The direction our next President seems to be taking in the way of eroding civil rights for many and civil liberties for most give many of us fears of moving our society in a dangerously authoritarian direction. Repressing the hopes, dreams and aspirations of the many in order to protect the undeserved wealth and privilege of a small minority, further concentrating both wealth and political power in the hands of those who have benefitted the most historically from generations of economic and political inequality, does not serve the vast majority of our people well at all. Making excuses for the vast and increasing degree of inequality and its preservation through inheritance of great wealth from generation to generation makes a mockery of the notion of equal opportunity for all. Making the unequal distribution of wealth also become reflected in the political sphere – through unregulated campaign spending, gerrymandering and other political tricks of the trade that have stifled the voices of increasing numbers of people in recent years – has made this country less of a democracy in recent years than it was at the end of the last century.

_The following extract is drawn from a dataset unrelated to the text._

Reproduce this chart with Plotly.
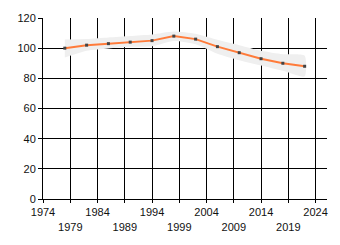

The Trump/Ryan/McConnell agenda to solidify GOP control of government for years to come while simultaneously increasing economic and political inequality and improving prospects for personal profit of the few at our expense must be fought. Ryan never gave up his dream to privatize Medicare and Medicaid for the benefit of corporate interests at the expense of the welfare of the people they were designed to serve. The same is true of those who wish to privatize Social Security to maximize private profits on Wall Street at the risk of failing to adequately serve the needs of the elderly who paid into it their whole working lives in hopes of achieving retirement that is not impoverished. Pretending that receiving far less than half of the votes of the people who will be affected by their policies gives them a mandate to do as they wish with their office regardless of the impact their actions will have on millions of people in this country and worldwide is a joke.
There is no mandate for this government to pursue the policies espoused by the “leaders” who will try to force their will on us in coming days. They would be well advised to remember that. Outrageous nominees should be rejected in the Senate. The health care laws should be changed so that more people are adequately served by them, rather than that millions will lose coverage that they only recently gained. Our individual and collective liberties and freedoms must not be unduly curtailed in overreaction to exaggerated threats posed by “others”. Making scapegoats of others merely on the basis of race, religion, country of origin or other characteristics that make them different on inherently insignificant bases from white males is unacceptable in an allegedly open and diverse society. We need to govern ourselves in such a way that the haters do not win. They won too much on November 8th, but they are not unstoppable.